A Chicago ha vinto Moses Mosop con il record della corsa (2h05'37”), si era preparato per il primato assoluto ma ha avuto un problema fisico. Ha pure avvisato di essere lontano dal meglio e quando è arrivato ha ammesso di essersi «massacrato» però nessuno lo ha fermato. La maratona è affare loro.
Renato Canova, il tecnico italiano chiamato «mago», allenatore di Mosop e di tanti altri nomi pesanti, respinge l'ipotesi di un elisir di imbattibilità: «Ma quale segreto, loro corrono. Sanno che farlo gli dà la possibilità di guadagnare. I soldi, gli sponsor hanno lasciato la pista e circolano nelle corse su strada.
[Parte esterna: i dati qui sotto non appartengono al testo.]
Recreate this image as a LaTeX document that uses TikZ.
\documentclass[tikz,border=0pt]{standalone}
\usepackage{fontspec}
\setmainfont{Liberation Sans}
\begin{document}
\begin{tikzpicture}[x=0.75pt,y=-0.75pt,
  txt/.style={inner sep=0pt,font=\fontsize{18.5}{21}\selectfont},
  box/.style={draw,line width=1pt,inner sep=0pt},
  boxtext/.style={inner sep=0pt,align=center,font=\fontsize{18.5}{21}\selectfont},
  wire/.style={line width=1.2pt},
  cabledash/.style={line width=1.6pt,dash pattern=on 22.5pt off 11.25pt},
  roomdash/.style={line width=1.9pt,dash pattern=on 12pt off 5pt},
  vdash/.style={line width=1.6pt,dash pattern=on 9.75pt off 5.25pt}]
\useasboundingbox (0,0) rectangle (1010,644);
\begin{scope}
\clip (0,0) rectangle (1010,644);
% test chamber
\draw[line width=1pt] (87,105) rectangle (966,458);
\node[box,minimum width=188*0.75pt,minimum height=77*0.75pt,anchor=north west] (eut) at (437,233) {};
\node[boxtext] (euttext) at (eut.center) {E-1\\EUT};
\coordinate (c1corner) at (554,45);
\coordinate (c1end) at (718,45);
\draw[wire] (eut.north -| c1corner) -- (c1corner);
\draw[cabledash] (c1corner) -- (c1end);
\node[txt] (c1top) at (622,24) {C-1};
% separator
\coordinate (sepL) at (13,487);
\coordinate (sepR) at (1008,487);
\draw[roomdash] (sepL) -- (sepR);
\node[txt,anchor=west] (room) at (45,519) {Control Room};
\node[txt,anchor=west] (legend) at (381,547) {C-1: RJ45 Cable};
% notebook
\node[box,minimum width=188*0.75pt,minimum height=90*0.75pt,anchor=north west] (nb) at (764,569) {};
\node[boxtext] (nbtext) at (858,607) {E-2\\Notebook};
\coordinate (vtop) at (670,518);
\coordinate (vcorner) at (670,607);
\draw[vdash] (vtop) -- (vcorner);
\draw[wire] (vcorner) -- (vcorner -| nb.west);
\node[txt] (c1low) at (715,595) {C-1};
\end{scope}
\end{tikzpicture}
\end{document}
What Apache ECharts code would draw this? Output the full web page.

I keniani li hanno seguiti. Certo, sono pieni di talento ma non bisogna chiedersi cosa fanno per essere tanto forti. Piuttosto dove sbagliano gli altri. Dove sono gli europei?». Si cambia città e si trova la stessa risposta. Ad Eindhoven Jafred Chirchir Kipchumba, primo al traguardo in 2h05'48, ride davanti alla lista di keniani premiati: «Coincidenza? Non so, per me la chiave è stata allenarmi con Geoffrey Mutai». Un traino notevole: Mutai ha corso in 2h3'2” l'anno scorso a Boston, un record del mondo non omologato a causa del percorso.
Solo il 5 per cento dei professionisti raggiunge l'elite, il che significa ricambio continuo, una base con percentuali che nessun altro paese, neanche in Africa, può presentare. I migliori tecnici lavorano in Kenya, il movimento è sollecitato e monitorato eppure neanche così si spiega l'assolutismo. Si sono presi 29 delle ultime 30 maratone e solo tenendo conto delle competizioni di alto livello. Il comitato olimpico sta già litigando per i criteri di qualificazione a Londra 2012, chi vince la concorrenza interna è a un passo dall'oro. Dopo Berlino, Patrick Makau ha azzardato una spiegazione: «Da anni siamo in queste condizioni, ora abbiamo aggiunto una sicurezza che non conoscevamo. Alla prima 42 km in carriera ci arriviamo già agguerriti, magari in questo momento anche per gli avversari è più difficile affrontarci».
Prossimo traguardo New York, il 6 novembre. Il favorito è Mutai e l'attenzione è sul Kenya. Gli altri hanno poche possibilità, a meno di scoprire come diavolo si cucina il famoso porridge.